# went through with the surgery



## frigeur

Как перевести?
Он перенес операцию будет He went through the surgery.  Здесь есть with. И это вносит какой-то смысл. 
К тому же еще есть he came through with the surgery. 
Cпасибо!


----------



## Rosett

Он выкарабкался/выжил *с* помощью хирурга / хирургической операции. 

Или: ... *посредством* хирургической операции.

Вот вам ваше *with*.


----------



## frigeur

Rosett said:


> Он выкарабкался/выжил *с* помощью хирурга / хирургической операции.
> 
> Или: ... *посредством* хирургической операции.
> 
> Вот вам ваше *with*.


Здорово!


----------



## Awwal12

Rosett said:


> Он выкарабкался/выжил *с* помощью хирурга / хирургической операции.
> 
> Или: ... *посредством* хирургической операции.
> 
> Вот вам ваше *with*.


With sth в данном английском выражении - это не "при помощи чего-л." , а букв. "с чем-л.".
"I can't believe Blair went through with her marriage to Louis", "what I went through with your father was enough for me", "I want to marry you so badly I can't go through with it" - примеры даю практически подряд.


----------



## frigeur

Awwal12 said:


> With sth в данном английском выражении - это не "при помощи чего-л." , а букв. "с чем-л.".
> "I can't believe Blair went through with her marriage to Louis", "what I went through with your father was enough for me", "I want to marry you so badly I can't go through with it" - примеры даю практически подряд.


Если букв. "с чем-л.". , то как тогда перевести  "go through"?


----------



## Maroseika

frigeur said:


> Если букв. "с чем-л.". , то как тогда перевести  "go through"?


Пройти через что-то, вынести, вытерпеть (with smth - из-за чего-то).

Вот примеры из "Словаря разговорной лексики":
If you only knew what she has to go through with that husband of hers! — Если бы вы знали, что ей приходится терпеть от своего мужа!
After what he went through with his first wife you'd think he would have steered clear of marriage for the rest of his life — Он столько натерпелся от первой жены, что можно было предположить, что он никогда больше не женится.

OED: He bravely went through with the ceremony.

Collins: Richard pleaded for Belinda to reconsider and not to go through with the divorce.

Так что "перенес операцию" - отличный перевод went through with the surgery.


----------



## frigeur

Интерсно, потому что меняется русский глагол от натерпеться до перенести, которые не всегда подходят.
Как быть в случае
she didn't love him but she decided to go through with the wedding
That did not discourage me from going through with the plan
You meet your partners and ensure that everyone is actually going through with the project.
Supervisor Gondeck asked Jeff Hanson if they are going through with the project.

go through with the wedding and go through with the marriage  самые часто встречаемые.

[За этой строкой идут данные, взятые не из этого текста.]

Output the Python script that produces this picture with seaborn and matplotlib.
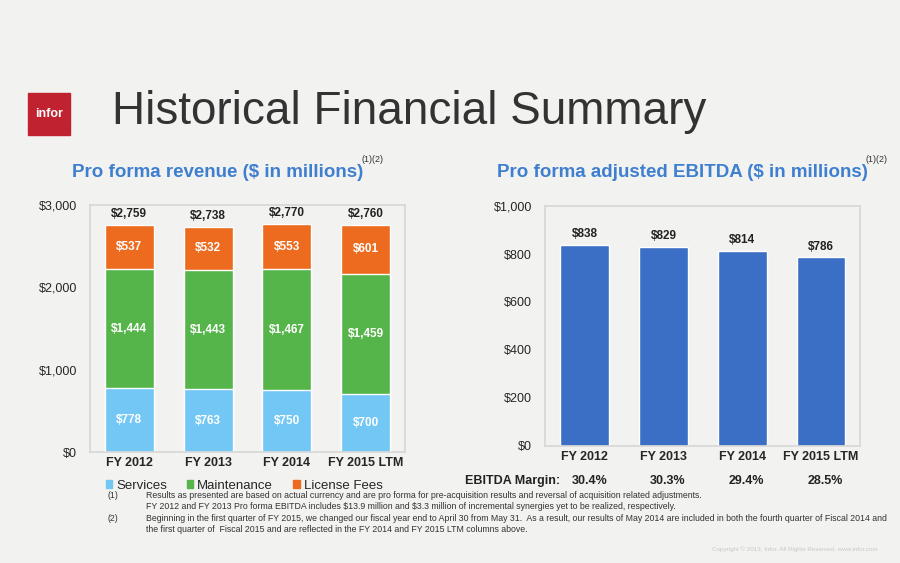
import matplotlib.pyplot as plt
import matplotlib.patches as mpatches
import seaborn as sns
import pandas as pd

years = ["FY 2012", "FY 2013", "FY 2014", "FY 2015 LTM"]
services = [778, 763, 750, 700]
maintenance = [1444, 1443, 1467, 1459]
license_fees = [537, 532, 553, 601]
totals = [2759, 2738, 2770, 2760]
ebitda = [838, 829, 814, 786]
margins = ["30.4%", "30.3%", "29.4%", "28.5%"]

bg = "#f2f2f0"
c_serv, c_maint, c_lic = "#72c7f4", "#55b44a", "#ec6b1e"
c_ebitda = "#3b6fc6"
blue_title = "#3f7fd0"

sns.set_theme(style="white")
plt.rcParams["font.family"] = ["Liberation Sans", "DejaVu Sans"]

df = pd.DataFrame({"year": years, "serv": services,
                   "sm": [s + m for s, m in zip(services, maintenance)],
                   "total": [s + m + l for s, m, l in zip(services, maintenance, license_fees)],
                   "ebitda": ebitda})

fig = plt.figure(figsize=(9, 5.63), dpi=100, facecolor=bg)

# title and logo
fig.patches.append(mpatches.Rectangle((0.031, 0.76), 0.047, 0.075, transform=fig.transFigure,
                                      color="#c0222f", figure=fig))
fig.text(0.0545, 0.797, "infor", color="white", fontsize=9, fontweight="bold", ha="center", va="center")
fig.text(0.125, 0.762, "Historical Financial Summary", fontsize=33, color="#333333", va="bottom")
fig.text(0.08, 0.685, "Pro forma revenue ($ in millions)", fontsize=13.5, fontweight="bold", color=blue_title)
fig.text(0.402, 0.712, "(1)(2)", fontsize=6.5, color="#333333")
fig.text(0.552, 0.685, "Pro forma adjusted EBITDA ($ in millions)", fontsize=13.5, fontweight="bold", color=blue_title)
fig.text(0.962, 0.712, "(1)(2)", fontsize=6.5, color="#333333")

# revenue chart
ax = fig.add_axes([0.1, 0.197, 0.35, 0.439])
ax.set_facecolor(bg)
for col, c in [("total", c_lic), ("sm", c_maint), ("serv", c_serv)]:
    sns.barplot(data=df, x="year", y=col, color=c, width=0.62, edgecolor="white",
                linewidth=1, saturation=1, ax=ax)
ax.set_ylim(0, 3000)
ax.set_yticks([0, 1000, 2000, 3000])
ax.set_yticklabels(["$0", "$1,000", "$2,000", "$3,000"], fontsize=9)
ax.set_xlabel("")
ax.set_ylabel("")
ax.tick_params(axis="x", labelsize=9, length=0)
for t in ax.get_xticklabels():
    t.set_fontweight("bold")
for s in ax.spines.values():
    s.set_color("#d8d8d8")
for i in range(len(years)):
    ax.text(i, services[i] / 2, f"${services[i]:,}", color="white", fontsize=8.5, fontweight="bold", ha="center", va="center")
    ax.text(i, services[i] + maintenance[i] / 2, f"${maintenance[i]:,}", color="white", fontsize=8.5, fontweight="bold", ha="center", va="center")
    ax.text(i, df["sm"][i] + license_fees[i] / 2, f"${license_fees[i]}", color="white", fontsize=8.5, fontweight="bold", ha="center", va="center")
    ax.text(i, totals[i] + 60, f"${totals[i]:,}", fontsize=8.5, fontweight="bold", ha="center", va="bottom", color="#222222")

handles = [mpatches.Patch(color=c_serv, label="Services"),
           mpatches.Patch(color=c_maint, label="Maintenance"),
           mpatches.Patch(color=c_lic, label="License Fees")]
fig.legend(handles=handles, loc="lower left", bbox_to_anchor=(0.11, 0.115), ncol=3, frameon=False,
           fontsize=9.5, handlelength=0.5, handleheight=0.5, handletextpad=0.3, columnspacing=1.5,
           borderpad=0)

# EBITDA chart
ax2 = fig.add_axes([0.606, 0.208, 0.35, 0.426])
ax2.set_facecolor(bg)
sns.barplot(data=df, x="year", y="ebitda", color=c_ebitda, width=0.62, saturation=1, ax=ax2)
ax2.set_ylim(0, 1000)
ax2.set_yticks(range(0, 1001, 200))
ax2.set_yticklabels([f"${v:,}" for v in range(0, 1001, 200)], fontsize=9)
ax2.set_xlabel("")
ax2.set_ylabel("")
ax2.tick_params(axis="x", labelsize=9, length=0)
for t in ax2.get_xticklabels():
    t.set_fontweight("bold")
for s in ax2.spines.values():
    s.set_color("#d8d8d8")
for i, v in enumerate(ebitda):
    ax2.text(i, v + 20, f"${v}", fontsize=8.5, fontweight="bold", ha="center", va="bottom", color="#222222")

fig.text(0.622, 0.14, "EBITDA Margin:", fontsize=9, fontweight="bold", ha="right", color="#222222")
for i, m in enumerate(margins):
    x = 0.606 + 0.35 * (i + 0.5) / 4
    fig.text(x + 0.005, 0.14, m, fontsize=9, fontweight="bold", ha="center", color="#222222")

# footnotes
fn = 6.3
notes = [
    (0.115, "(1)", "Results as presented are based on actual currency and are pro forma for pre-acquisition results and reversal of acquisition related adjustments."),
    (0.096, "", "FY 2012 and FY 2013 Pro forma EBITDA includes \\$13.9 million and \\$3.3 million of incremental synergies yet to be realized, respectively."),
    (0.074, "(2)", "Beginning in the first quarter of FY 2015, we changed our fiscal year end to April 30 from May 31.  As a result, our results of May 2014 are included in both the fourth quarter of Fiscal 2014 and"),
    (0.055, "", "the first quarter of  Fiscal 2015 and are reflected in the FY 2014 and FY 2015 LTM columns above."),
]
for y, num, txt in notes:
    if num:
        fig.text(0.12, y, num, fontsize=fn, color="#333333")
    fig.text(0.162, y, txt, fontsize=fn, color="#333333")
fig.text(0.975, 0.022, "Copyright \u00a9 2013. Infor. All Rights Reserved. www.infor.com", fontsize=4.5, color="#c8c8c8", ha="right")

fig.savefig("out.png", dpi=100, facecolor=bg)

Как их перевести?


----------



## Maroseika

Я вижу тут просто разные оттенки одного смысла - справиться с чем-то, перетерпеть, пройти через что-то. Ненужную свадьбу перетерпливают, с проектом справляются.


----------



## Vovan

My suggestion is "пойти на что-то":
_go through with the wedding - пойти на свадьбу
go through with the plan - пойти на план
go through with the surgery - пойти на операцию_​


> (_сов._ пойти) _на что_
> Быть готовым или склонным к чему-л., соглашаться, решаться на что-л.
> _Идти на уговоры. Сознательно идти на риск. Идти на верную гибель._​





> *go through with sth*
> to do something unpleasant or difficult that has already been agreed or promised:
> _He'd threatened to divorce her but I never thought he'd go through with it._​


----------



## Awwal12

Vovan said:


> My suggestion is "пойти на что-то":


"Пойти" is, essentially, "to decide". And it doesn't suit the meaning of the said phrase too well.


----------



## Vovan

Awwal12 said:


> "Пойти" is, essentially, "to decide". And it doesn't suit the meaning of the said phrase too well.

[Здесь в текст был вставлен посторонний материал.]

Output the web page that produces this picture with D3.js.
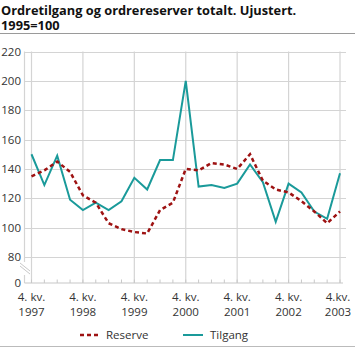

"Пойти" most often implies that you fulfil what you have decided, while "решить(ся)" doesn't.
_Он пошел на операцию. Но ожидаемого результата она не принесла.
Он решился на операцию. Но врачи в итоге передумали._​"Пойти на что-то" is certainly not an equivalent of "to go through with something". But pragmatically, it _could_ be used as a translation in some contexts when natural Russian is more important than sticking to the original.


----------



## Rosett

frigeur said:


> Он перенес операцию будет He went through the surgery.  Здесь есть with. И это вносит какой-то смысл.
> К тому же еще есть he came through with the surgery.

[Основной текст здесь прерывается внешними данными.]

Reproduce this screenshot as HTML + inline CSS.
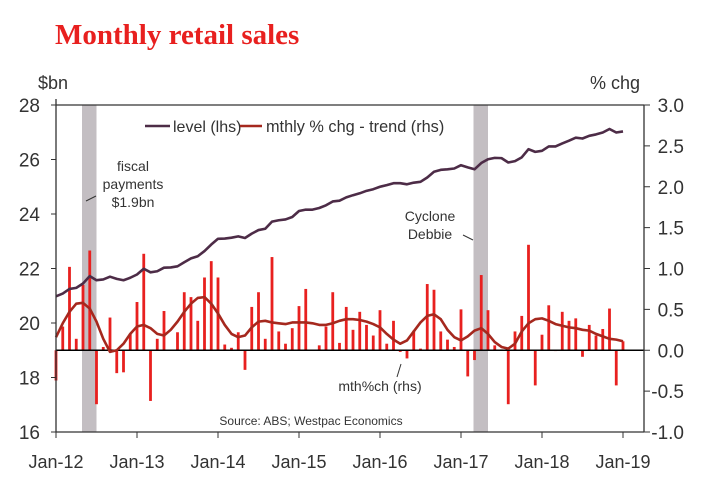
<!DOCTYPE html>
<html><head><meta charset="utf-8"><style>
body{margin:0;background:#fff;width:718px;height:486px;overflow:hidden;font-family:"Liberation Sans",sans-serif;}
svg text{font-family:"Liberation Sans",sans-serif;fill:#333;}
</style></head><body>
<svg id="chart" width="718" height="486">
<text x="55" y="44" style="font-family:'Liberation Serif',serif;font-weight:bold;font-size:29px;fill:#e8201f">Monthly retail sales</text>
<text x="38" y="89" font-size="18">$bn</text>
<text x="640" y="89" font-size="18" text-anchor="end">% chg</text>
</svg>
<script>
const startYear = 2012;
const xTickLabels = ["Jan-12","Jan-13","Jan-14","Jan-15","Jan-16","Jan-17","Jan-18","Jan-19"];
const leftTicks = [16,18,20,22,24,26,28];
const rightTicks = [-1.0,-0.5,0.0,0.5,1.0,1.5,2.0,2.5,3.0];
const shadedMonths = [[4,6],[62,64]];
const levelValues = [20.98,21.08,21.25,21.29,21.45,21.72,21.57,21.6,21.7,21.62,21.57,21.66,21.78,21.99,21.86,21.9,22.03,22.04,22.08,22.23,22.37,22.45,22.64,22.88,23.09,23.1,23.13,23.18,23.12,23.28,23.41,23.46,23.72,23.77,23.8,23.89,24.11,24.16,24.16,24.22,24.32,24.46,24.49,24.61,24.69,24.76,24.85,24.91,25.0,25.06,25.13,25.13,25.09,25.15,25.18,25.34,25.55,25.62,25.64,25.67,25.79,25.71,25.64,25.87,26.01,26.06,26.05,25.89,25.94,26.08,26.38,26.28,26.32,26.48,26.48,26.59,26.69,26.8,26.77,26.87,26.92,26.99,27.12,26.99,27.03];
const monthlyChange = [-0.37,0.29,1.02,0.14,0.8,1.22,-0.66,0.04,0.4,-0.28,-0.27,0.2,0.59,1.18,-0.62,0.14,0.48,0,0.22,0.71,0.65,0.36,0.89,1.09,0.89,0.07,0.03,0.22,-0.24,0.53,0.71,0.14,1.14,0.23,0.08,0.27,0.54,0.75,0,0.06,0.29,0.71,0.09,0.53,0.25,0.47,0.31,0.18,0.49,0.08,0.36,-0.02,-0.1,0.24,0.02,0.81,0.74,0.23,0.13,0.04,0.5,-0.32,-0.12,0.92,0.49,0.06,0.01,-0.66,0.23,0.42,1.29,-0.43,0.19,0.55,-0.01,0.47,0.36,0.39,-0.08,0.31,0.18,0.26,0.51,-0.43,0.11];
const trendValues = [0.16,0.33,0.47,0.57,0.58,0.51,0.35,0.14,-0.02,0,0.08,0.2,0.29,0.31,0.27,0.2,0.18,0.25,0.35,0.47,0.57,0.64,0.65,0.57,0.45,0.31,0.2,0.16,0.18,0.28,0.35,0.36,0.34,0.33,0.32,0.34,0.34,0.34,0.33,0.31,0.31,0.33,0.36,0.38,0.38,0.37,0.35,0.32,0.28,0.2,0.13,0.08,0.12,0.23,0.34,0.42,0.44,0.38,0.25,0.16,0.12,0.17,0.24,0.27,0.2,0.1,0.04,0.02,0.08,0.23,0.33,0.38,0.39,0.36,0.32,0.3,0.28,0.27,0.25,0.24,0.2,0.17,0.14,0.13,0.11];

const L=56,R=644,T=105,B=432;
const x = m => L + m*81/12;
const yL = v => B - (v-16)*(B-T)/12;
const yR = v => B - (v+1)*(B-T)/4;
const svg=document.getElementById('chart');
const NS='http://www.w3.org/2000/svg';
function mk(tag,attrs,parent){const e=document.createElementNS(NS,tag);for(const k in attrs)e.setAttribute(k,attrs[k]);(parent||svg).appendChild(e);return e;}

shadedMonths.forEach((s,i)=>{
  const r=mk('rect',{x:x(s[0])-1,y:T,width:x(s[1])-x(s[0])+1,height:B-T,fill:'#c3bec2'});
  
  
});
monthlyChange.forEach((v,i)=>{
  const y0=yR(0),y1=yR(v);
  const r=mk('rect',{x:x(i)-1.4,y:Math.min(y0,y1),width:2.8,height:Math.abs(y1-y0),fill:'#e8201f'});
  
  
});
const zl=mk('line',{x1:L,x2:R,y1:yR(0),y2:yR(0),stroke:'#000','stroke-width':1.5});


const tp=mk('path',{d:trendValues.map((v,i)=>(i?'L':'M')+x(i)+','+yR(v)).join(''),fill:'none',stroke:'#a5281e','stroke-width':2.6,'stroke-linejoin':'round'});


const lp=mk('path',{d:levelValues.map((v,i)=>(i?'L':'M')+x(i)+','+yL(v)).join(''),fill:'none',stroke:'#4d2c47','stroke-width':2.6,'stroke-linejoin':'round'});



mk('path',{d:`M${L},${T}L${R},${T}M${L},${T-6}L${L},${B}L${R},${B}M${R},${T}L${R},${B}`,fill:'none',stroke:'#333','stroke-width':1.3});
leftTicks.forEach(v=>{
  mk('line',{x1:L-5,x2:L,y1:yL(v),y2:yL(v),stroke:'#333'});
  const t=mk('text',{x:L-16,y:yL(v)+7,'font-size':19,'text-anchor':'end'});t.textContent=v;
  
  
});
rightTicks.forEach(v=>{
  mk('line',{x1:R,x2:R+6,y1:yR(v),y2:yR(v),stroke:'#333'});
  const t=mk('text',{x:R+40,y:yR(v)+7,'font-size':19,'text-anchor':'end'});t.textContent=v.toFixed(1);
  
  
});
xTickLabels.forEach((s,i)=>{
  mk('line',{x1:x(i*12),x2:x(i*12),y1:B,y2:B+6,stroke:'#333'});
  const t=mk('text',{x:x(i*12),y:468,'font-size':18,'text-anchor':'middle'});t.textContent=s;
  
  
});
</script>
<svg width="718" height="486" style="position:absolute;left:0;top:0">
<g>
<line x1="145" x2="170" y1="126" y2="126" stroke="#4d2c47" stroke-width="2.6"/>
<text x="173" y="132" font-size="16">level (lhs)</text>
<line x1="240" x2="262" y1="126" y2="126" stroke="#a5281e" stroke-width="2.6"/>
<text x="266" y="132" font-size="16.3">mthly % chg - trend (rhs)</text>
</g>
<text x="133" y="171" font-size="14" text-anchor="middle"><tspan x="133">fiscal</tspan><tspan x="133" dy="18">payments</tspan><tspan x="133" dy="18">$1.9bn</tspan></text>
<line x1="86" y1="201" x2="96" y2="196" stroke="#333"/>
<text x="430" y="221" font-size="14" text-anchor="middle"><tspan x="430">Cyclone</tspan><tspan x="430" dy="18">Debbie</tspan></text>
<line x1="463" y1="235" x2="473" y2="240" stroke="#333"/>
<text x="380" y="391" font-size="14" text-anchor="middle">mth%ch (rhs)</text>
<line x1="397" y1="377" x2="401" y2="364" stroke="#333"/>
<text x="311" y="425" font-size="12" text-anchor="middle">Source: ABS; Westpac Economics</text>
</svg>
</body></html>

Чтобы не гадать, дайте весь контекст. Иначе всегда будет двусмысленный ответ.


----------



## frigeur

Вот и у меня создалось впечатление, что это русское "пойти на ч.л. " . Любая фраза переводится. Тем не менее, такого варианта нет ни в одном словаре. Перенести операцию "go through the surgery" , with вообще не нужен. Справиться с проектом get through the project.


----------



## Rosett

frigeur said:


> Вот и у меня создалось впечатление, что это русское "пойти на ч.л. " . Любая фраза переводится. Тем не менее, такого варианта нет ни в одном словаре. Перенести операцию "go through the surgery" , with вообще не нужен. Справиться с проектом get through the project.


Откуда вы взяли фразу ОП? О чём там вообще речь в целом?


----------



## Maroseika

frigeur said:


> Вот и у меня создалось впечатление, что это русское "пойти на ч.л. " . Любая фраза переводится. Тем не менее, такого варианта нет ни в одном словаре. Перенести операцию "go through the surgery" , with вообще не нужен. Справиться с проектом get through the project.


В Интернете масса примеров с этим выражением, и из их контекста видно, что смысл его не просто нейтрально _перенести операцию, пойти на операцию_, а _подвергнуться риску операции, испытанию операцией_ и т.п. То есть операция представляется опасным или тяжелым делом, решиться на которое не просто.
Но если вы сомневаетесь в его точном смысле, лучше спросить о нем на форуме EnglishOnly.


----------



## frigeur

Спросила!  И вышло " пойти на ".  Особенно в таком примере, как she went through with the abortion


----------